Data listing
● ● ● ● ●

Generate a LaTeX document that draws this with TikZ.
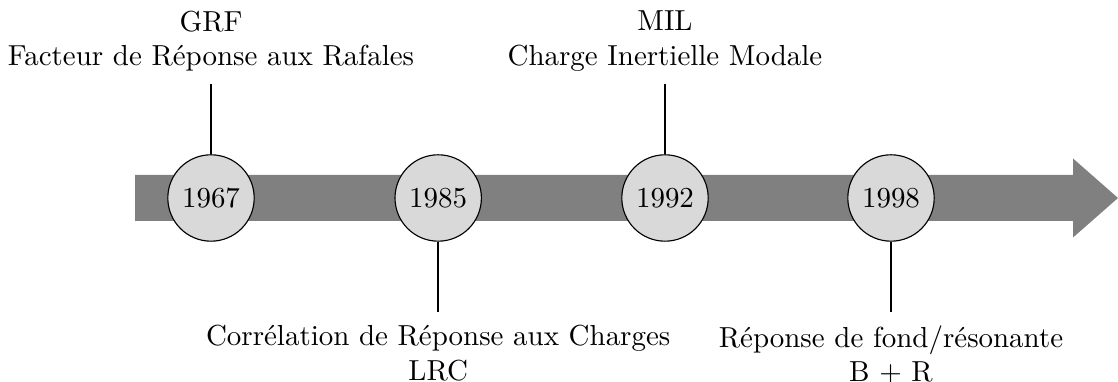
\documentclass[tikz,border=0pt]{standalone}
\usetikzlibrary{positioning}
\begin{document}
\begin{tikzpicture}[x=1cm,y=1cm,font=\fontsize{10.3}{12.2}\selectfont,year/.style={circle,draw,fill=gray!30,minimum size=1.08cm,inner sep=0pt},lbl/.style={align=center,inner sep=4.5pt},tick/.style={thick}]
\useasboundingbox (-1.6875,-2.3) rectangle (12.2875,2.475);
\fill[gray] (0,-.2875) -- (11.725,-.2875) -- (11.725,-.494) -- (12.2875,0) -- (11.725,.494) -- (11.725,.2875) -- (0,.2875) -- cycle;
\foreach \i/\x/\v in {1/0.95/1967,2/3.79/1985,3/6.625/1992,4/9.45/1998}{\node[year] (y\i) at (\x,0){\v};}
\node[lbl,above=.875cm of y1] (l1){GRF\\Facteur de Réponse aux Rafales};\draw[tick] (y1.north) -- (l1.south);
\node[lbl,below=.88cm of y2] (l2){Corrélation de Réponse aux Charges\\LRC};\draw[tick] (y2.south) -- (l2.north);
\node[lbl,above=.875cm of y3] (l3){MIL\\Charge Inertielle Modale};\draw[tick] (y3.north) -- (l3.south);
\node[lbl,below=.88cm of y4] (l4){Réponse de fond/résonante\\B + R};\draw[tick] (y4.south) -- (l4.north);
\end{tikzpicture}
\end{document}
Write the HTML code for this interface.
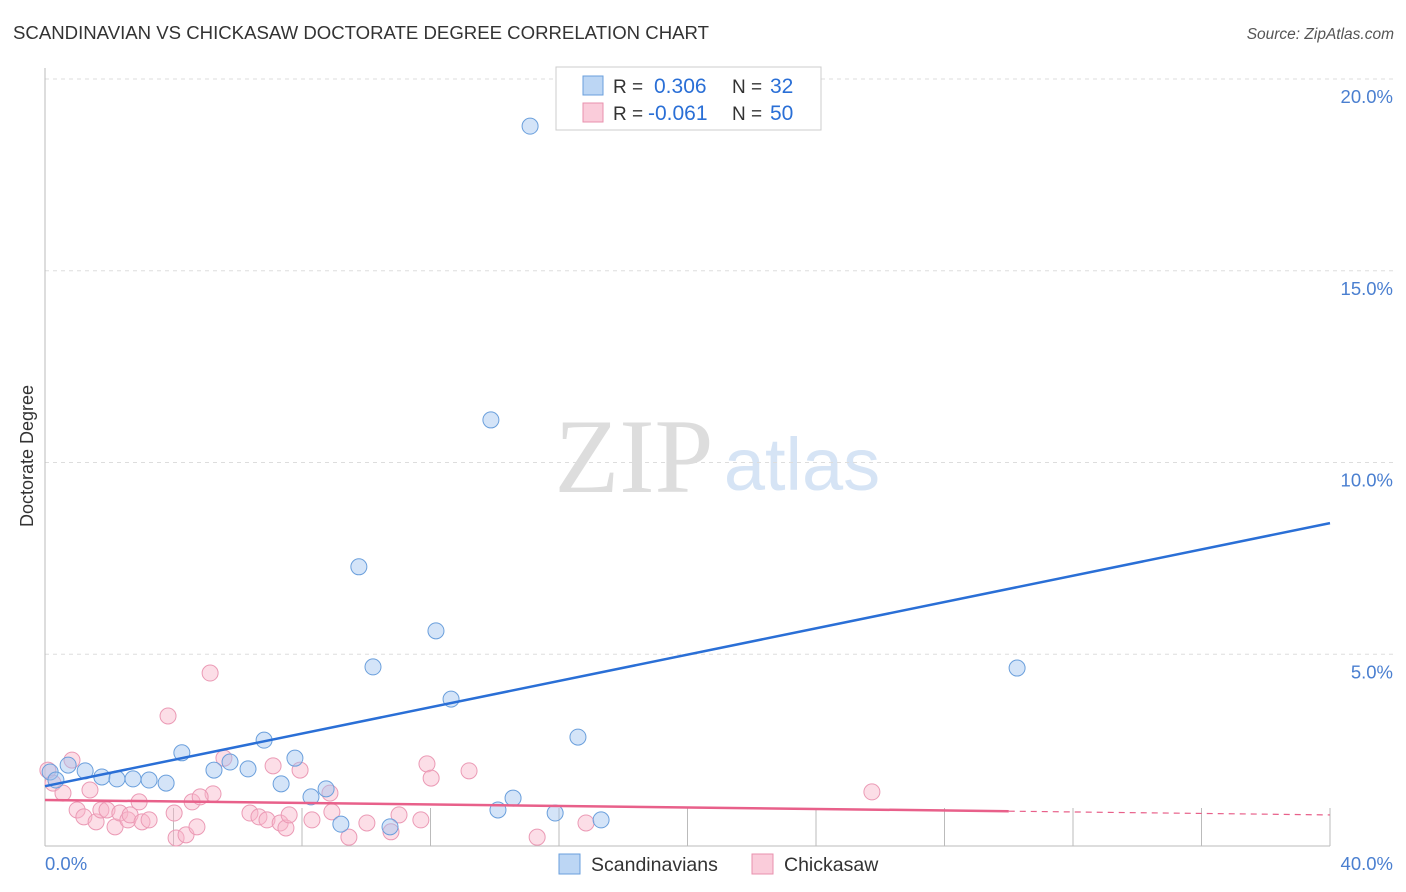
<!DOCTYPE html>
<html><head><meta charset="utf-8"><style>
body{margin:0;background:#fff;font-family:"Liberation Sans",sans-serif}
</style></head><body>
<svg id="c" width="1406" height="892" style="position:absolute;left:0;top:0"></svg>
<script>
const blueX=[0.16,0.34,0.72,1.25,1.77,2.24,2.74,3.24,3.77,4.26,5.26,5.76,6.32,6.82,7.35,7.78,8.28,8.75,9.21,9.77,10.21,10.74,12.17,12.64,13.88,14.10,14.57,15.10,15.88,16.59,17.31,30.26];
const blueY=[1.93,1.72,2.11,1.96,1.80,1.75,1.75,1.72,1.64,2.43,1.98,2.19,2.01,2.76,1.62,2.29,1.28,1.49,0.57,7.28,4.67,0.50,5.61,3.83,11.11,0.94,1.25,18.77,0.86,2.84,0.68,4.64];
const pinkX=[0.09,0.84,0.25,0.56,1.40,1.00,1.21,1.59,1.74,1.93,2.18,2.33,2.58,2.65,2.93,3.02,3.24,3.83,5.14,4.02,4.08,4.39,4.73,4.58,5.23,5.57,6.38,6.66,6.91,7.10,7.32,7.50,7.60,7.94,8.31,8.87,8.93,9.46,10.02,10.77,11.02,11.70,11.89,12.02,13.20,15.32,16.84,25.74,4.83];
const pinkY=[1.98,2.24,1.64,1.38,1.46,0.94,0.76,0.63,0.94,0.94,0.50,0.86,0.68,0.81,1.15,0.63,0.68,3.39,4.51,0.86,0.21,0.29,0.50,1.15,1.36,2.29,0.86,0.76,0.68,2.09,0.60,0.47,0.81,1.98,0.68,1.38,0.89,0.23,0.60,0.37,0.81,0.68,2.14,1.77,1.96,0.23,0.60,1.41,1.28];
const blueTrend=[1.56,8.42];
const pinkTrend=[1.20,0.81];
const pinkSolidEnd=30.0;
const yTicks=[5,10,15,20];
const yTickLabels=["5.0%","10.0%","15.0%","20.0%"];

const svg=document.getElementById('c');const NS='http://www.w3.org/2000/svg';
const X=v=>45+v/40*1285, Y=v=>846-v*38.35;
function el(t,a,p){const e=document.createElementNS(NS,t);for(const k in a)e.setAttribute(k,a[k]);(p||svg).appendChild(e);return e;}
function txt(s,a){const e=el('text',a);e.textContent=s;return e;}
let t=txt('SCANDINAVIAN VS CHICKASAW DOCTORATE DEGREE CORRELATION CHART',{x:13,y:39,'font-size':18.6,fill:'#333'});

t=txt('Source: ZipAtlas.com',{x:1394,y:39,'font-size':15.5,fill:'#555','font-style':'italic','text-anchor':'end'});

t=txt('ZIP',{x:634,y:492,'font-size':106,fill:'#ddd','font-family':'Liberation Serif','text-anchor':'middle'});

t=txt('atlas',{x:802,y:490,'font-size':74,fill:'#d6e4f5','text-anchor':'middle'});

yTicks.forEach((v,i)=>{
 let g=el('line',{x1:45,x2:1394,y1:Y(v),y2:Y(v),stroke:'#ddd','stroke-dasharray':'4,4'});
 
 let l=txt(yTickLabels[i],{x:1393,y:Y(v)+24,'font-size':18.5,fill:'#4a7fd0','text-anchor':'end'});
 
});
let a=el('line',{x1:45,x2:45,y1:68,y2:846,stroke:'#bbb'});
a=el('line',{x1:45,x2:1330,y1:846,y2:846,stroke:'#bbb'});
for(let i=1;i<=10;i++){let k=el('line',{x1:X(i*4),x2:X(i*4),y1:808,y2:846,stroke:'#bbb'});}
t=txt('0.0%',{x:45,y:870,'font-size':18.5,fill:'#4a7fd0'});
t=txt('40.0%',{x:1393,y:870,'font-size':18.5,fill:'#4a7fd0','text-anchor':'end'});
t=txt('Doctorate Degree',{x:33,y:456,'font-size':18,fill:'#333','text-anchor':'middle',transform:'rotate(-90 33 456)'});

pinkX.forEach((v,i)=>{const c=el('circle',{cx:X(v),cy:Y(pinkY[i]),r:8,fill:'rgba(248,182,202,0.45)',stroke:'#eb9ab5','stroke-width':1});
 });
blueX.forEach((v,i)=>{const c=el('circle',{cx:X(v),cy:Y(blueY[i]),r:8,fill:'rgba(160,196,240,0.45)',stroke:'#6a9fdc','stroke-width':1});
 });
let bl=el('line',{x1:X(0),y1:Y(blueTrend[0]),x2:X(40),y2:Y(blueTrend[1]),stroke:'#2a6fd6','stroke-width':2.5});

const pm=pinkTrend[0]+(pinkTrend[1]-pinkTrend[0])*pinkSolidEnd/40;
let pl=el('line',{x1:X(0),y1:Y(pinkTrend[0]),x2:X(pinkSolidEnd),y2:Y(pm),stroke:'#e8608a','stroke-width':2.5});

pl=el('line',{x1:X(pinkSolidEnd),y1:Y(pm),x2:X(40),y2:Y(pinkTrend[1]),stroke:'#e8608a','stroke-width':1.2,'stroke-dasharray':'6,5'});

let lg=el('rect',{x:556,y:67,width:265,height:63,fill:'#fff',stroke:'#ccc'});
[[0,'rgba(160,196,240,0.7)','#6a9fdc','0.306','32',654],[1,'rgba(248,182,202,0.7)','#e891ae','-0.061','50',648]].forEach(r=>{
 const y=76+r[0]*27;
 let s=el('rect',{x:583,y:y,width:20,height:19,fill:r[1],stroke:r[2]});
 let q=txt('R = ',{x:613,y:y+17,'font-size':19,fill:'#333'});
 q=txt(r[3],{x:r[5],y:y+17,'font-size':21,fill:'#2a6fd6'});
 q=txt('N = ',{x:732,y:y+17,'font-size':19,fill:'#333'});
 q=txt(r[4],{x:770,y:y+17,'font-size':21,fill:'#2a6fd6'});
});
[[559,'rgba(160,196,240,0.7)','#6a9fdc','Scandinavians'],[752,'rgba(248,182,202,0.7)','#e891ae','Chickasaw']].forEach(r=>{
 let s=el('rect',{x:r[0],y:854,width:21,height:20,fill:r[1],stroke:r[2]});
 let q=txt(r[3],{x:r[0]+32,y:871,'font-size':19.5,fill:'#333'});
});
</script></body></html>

● ● ● ● ●

# Task to complete
Quote every record above exactly, leaving out the pictures.

# Completed task
Generate a LaTeX document that draws this with TikZ.
\documentclass[tikz,border=0pt]{standalone}
\usetikzlibrary{positioning}
\begin{document}
\begin{tikzpicture}[x=1cm,y=1cm,font=\fontsize{10.3}{12.2}\selectfont,year/.style={circle,draw,fill=gray!30,minimum size=1.08cm,inner sep=0pt},lbl/.style={align=center,inner sep=4.5pt},tick/.style={thick}]
\useasboundingbox (-1.6875,-2.3) rectangle (12.2875,2.475);
\fill[gray] (0,-.2875) -- (11.725,-.2875) -- (11.725,-.494) -- (12.2875,0) -- (11.725,.494) -- (11.725,.2875) -- (0,.2875) -- cycle;
\foreach \i/\x/\v in {1/0.95/1967,2/3.79/1985,3/6.625/1992,4/9.45/1998}{\node[year] (y\i) at (\x,0){\v};}
\node[lbl,above=.875cm of y1] (l1){GRF\\Facteur de Réponse aux Rafales};\draw[tick] (y1.north) -- (l1.south);
\node[lbl,below=.88cm of y2] (l2){Corrélation de Réponse aux Charges\\LRC};\draw[tick] (y2.south) -- (l2.north);
\node[lbl,above=.875cm of y3] (l3){MIL\\Charge Inertielle Modale};\draw[tick] (y3.north) -- (l3.south);
\node[lbl,below=.88cm of y4] (l4){Réponse de fond/résonante\\B + R};\draw[tick] (y4.south) -- (l4.north);
\end{tikzpicture}
\end{document}
Write the HTML code for this interface.
<!DOCTYPE html>
<html><head><meta charset="utf-8"><style>
body{margin:0;background:#fff;font-family:"Liberation Sans",sans-serif}
</style></head><body>
<svg id="c" width="1406" height="892" style="position:absolute;left:0;top:0"></svg>
<script>
const blueX=[0.16,0.34,0.72,1.25,1.77,2.24,2.74,3.24,3.77,4.26,5.26,5.76,6.32,6.82,7.35,7.78,8.28,8.75,9.21,9.77,10.21,10.74,12.17,12.64,13.88,14.10,14.57,15.10,15.88,16.59,17.31,30.26];
const blueY=[1.93,1.72,2.11,1.96,1.80,1.75,1.75,1.72,1.64,2.43,1.98,2.19,2.01,2.76,1.62,2.29,1.28,1.49,0.57,7.28,4.67,0.50,5.61,3.83,11.11,0.94,1.25,18.77,0.86,2.84,0.68,4.64];
const pinkX=[0.09,0.84,0.25,0.56,1.40,1.00,1.21,1.59,1.74,1.93,2.18,2.33,2.58,2.65,2.93,3.02,3.24,3.83,5.14,4.02,4.08,4.39,4.73,4.58,5.23,5.57,6.38,6.66,6.91,7.10,7.32,7.50,7.60,7.94,8.31,8.87,8.93,9.46,10.02,10.77,11.02,11.70,11.89,12.02,13.20,15.32,16.84,25.74,4.83];
const pinkY=[1.98,2.24,1.64,1.38,1.46,0.94,0.76,0.63,0.94,0.94,0.50,0.86,0.68,0.81,1.15,0.63,0.68,3.39,4.51,0.86,0.21,0.29,0.50,1.15,1.36,2.29,0.86,0.76,0.68,2.09,0.60,0.47,0.81,1.98,0.68,1.38,0.89,0.23,0.60,0.37,0.81,0.68,2.14,1.77,1.96,0.23,0.60,1.41,1.28];
const blueTrend=[1.56,8.42];
const pinkTrend=[1.20,0.81];
const pinkSolidEnd=30.0;
const yTicks=[5,10,15,20];
const yTickLabels=["5.0%","10.0%","15.0%","20.0%"];

const svg=document.getElementById('c');const NS='http://www.w3.org/2000/svg';
const X=v=>45+v/40*1285, Y=v=>846-v*38.35;
function el(t,a,p){const e=document.createElementNS(NS,t);for(const k in a)e.setAttribute(k,a[k]);(p||svg).appendChild(e);return e;}
function txt(s,a){const e=el('text',a);e.textContent=s;return e;}
let t=txt('SCANDINAVIAN VS CHICKASAW DOCTORATE DEGREE CORRELATION CHART',{x:13,y:39,'font-size':18.6,fill:'#333'});

t=txt('Source: ZipAtlas.com',{x:1394,y:39,'font-size':15.5,fill:'#555','font-style':'italic','text-anchor':'end'});

t=txt('ZIP',{x:634,y:492,'font-size':106,fill:'#ddd','font-family':'Liberation Serif','text-anchor':'middle'});

t=txt('atlas',{x:802,y:490,'font-size':74,fill:'#d6e4f5','text-anchor':'middle'});

yTicks.forEach((v,i)=>{
 let g=el('line',{x1:45,x2:1394,y1:Y(v),y2:Y(v),stroke:'#ddd','stroke-dasharray':'4,4'});
 
 let l=txt(yTickLabels[i],{x:1393,y:Y(v)+24,'font-size':18.5,fill:'#4a7fd0','text-anchor':'end'});
 
});
let a=el('line',{x1:45,x2:45,y1:68,y2:846,stroke:'#bbb'});
a=el('line',{x1:45,x2:1330,y1:846,y2:846,stroke:'#bbb'});
for(let i=1;i<=10;i++){let k=el('line',{x1:X(i*4),x2:X(i*4),y1:808,y2:846,stroke:'#bbb'});}
t=txt('0.0%',{x:45,y:870,'font-size':18.5,fill:'#4a7fd0'});
t=txt('40.0%',{x:1393,y:870,'font-size':18.5,fill:'#4a7fd0','text-anchor':'end'});
t=txt('Doctorate Degree',{x:33,y:456,'font-size':18,fill:'#333','text-anchor':'middle',transform:'rotate(-90 33 456)'});

pinkX.forEach((v,i)=>{const c=el('circle',{cx:X(v),cy:Y(pinkY[i]),r:8,fill:'rgba(248,182,202,0.45)',stroke:'#eb9ab5','stroke-width':1});
 });
blueX.forEach((v,i)=>{const c=el('circle',{cx:X(v),cy:Y(blueY[i]),r:8,fill:'rgba(160,196,240,0.45)',stroke:'#6a9fdc','stroke-width':1});
 });
let bl=el('line',{x1:X(0),y1:Y(blueTrend[0]),x2:X(40),y2:Y(blueTrend[1]),stroke:'#2a6fd6','stroke-width':2.5});

const pm=pinkTrend[0]+(pinkTrend[1]-pinkTrend[0])*pinkSolidEnd/40;
let pl=el('line',{x1:X(0),y1:Y(pinkTrend[0]),x2:X(pinkSolidEnd),y2:Y(pm),stroke:'#e8608a','stroke-width':2.5});

pl=el('line',{x1:X(pinkSolidEnd),y1:Y(pm),x2:X(40),y2:Y(pinkTrend[1]),stroke:'#e8608a','stroke-width':1.2,'stroke-dasharray':'6,5'});

let lg=el('rect',{x:556,y:67,width:265,height:63,fill:'#fff',stroke:'#ccc'});
[[0,'rgba(160,196,240,0.7)','#6a9fdc','0.306','32',654],[1,'rgba(248,182,202,0.7)','#e891ae','-0.061','50',648]].forEach(r=>{
 const y=76+r[0]*27;
 let s=el('rect',{x:583,y:y,width:20,height:19,fill:r[1],stroke:r[2]});
 let q=txt('R = ',{x:613,y:y+17,'font-size':19,fill:'#333'});
 q=txt(r[3],{x:r[5],y:y+17,'font-size':21,fill:'#2a6fd6'});
 q=txt('N = ',{x:732,y:y+17,'font-size':19,fill:'#333'});
 q=txt(r[4],{x:770,y:y+17,'font-size':21,fill:'#2a6fd6'});
});
[[559,'rgba(160,196,240,0.7)','#6a9fdc','Scandinavians'],[752,'rgba(248,182,202,0.7)','#e891ae','Chickasaw']].forEach(r=>{
 let s=el('rect',{x:r[0],y:854,width:21,height:20,fill:r[1],stroke:r[2]});
 let q=txt(r[3],{x:r[0]+32,y:871,'font-size':19.5,fill:'#333'});
});
</script></body></html>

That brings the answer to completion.